DPDZ
-
DST
42.00km
-
Czas
01:58
-
VAVG
21.36km/h
-
Sprzęt Kiedyś Giant
-
Aktywność Jazda na rowerze
+5. Ładne słoneczko. Wiaterek z kierunku sprzyjającego więc go nie zauważam. Ruszam po dokonaniu upgrade-u śniadania o 6:13 i bez problemu włączam się w bezpieczne ramy czasowe. Nie zależy mi dziś jednak na specjalnym ciśnięciu i jadę sobie spokojnie a i tak dojeżdżam przed czasem. Po drodze tradycyjnie szarżujące konserwy, które przy wyprzedzaniu mogłyby z pół metra więcej odstępu zachować. Słoneczko dokonało przeskoku i jest znacznie wyżej niż jeszcze w piątek. Jezdnie miejscami jeszcze nieco mokre.
Generalnie przyjemny dojazd do pracy.
Po pracy wiosna w pełni. Ciuchy dobre na rano sprawiają, że po południu przy +15 (albo i lepiej) przy intensywniejszym kręceniu mam rażenie, że się zapalę. Już będzie trzeba wozić zmianę lżejszej warstwy na popołudnie. Ale to dobrze.

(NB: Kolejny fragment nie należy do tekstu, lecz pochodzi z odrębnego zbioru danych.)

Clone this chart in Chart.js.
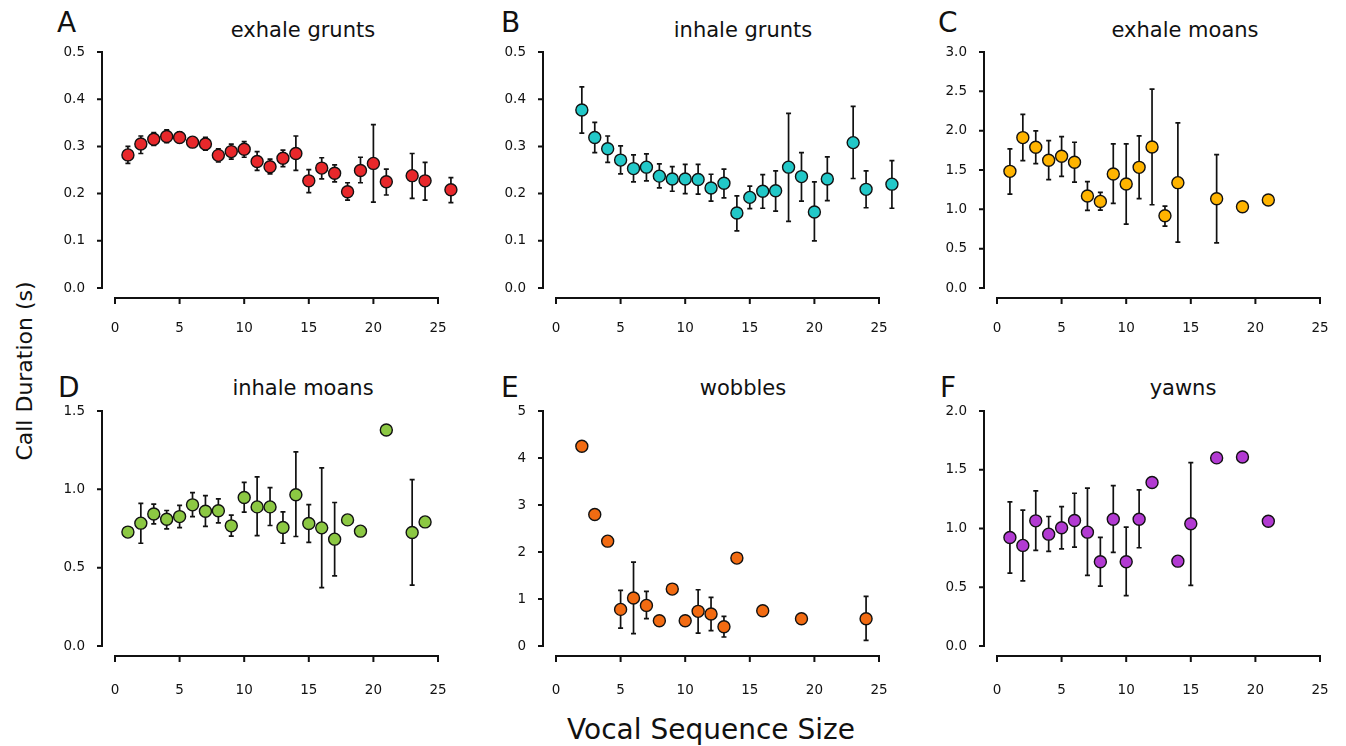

Powrót standardem pod molo na Pogorii 3. Bieżnią na Piekło i stamtąd asfaltem wzdłuż Pogorii 4 do Marianek i dalej przez Preczów i Sarnów do domu. Na Piekle widzę króliczka więc włączam młynki i go doganiam a potem wyprzedzam. Przykleja się do koła i ciągnie się za mną do tamy. Tam chwila zwolnienia bo wąsko ale dalej mi na kole siedzi. Jednak on jedzie w stronę Ratanic a ja odbijam na Preczów więc nici z dalszego wzajemnego nakręcania się. Plany na popołudnie uniemożliwiły popróbowanie się a szkoda, bo zawodnik sprawiał wrażenie, że spokojnie dałby radę przeciągnąć się od Marianek do Wojkowic Kościelnych z konkretną prędkością. A może i by prowadził... No nic, nie dowiem się już pewnie.
W domu godzinka przerwy i po zmianie konfiguracji sakw zawijas do wsiowego Lewiatana.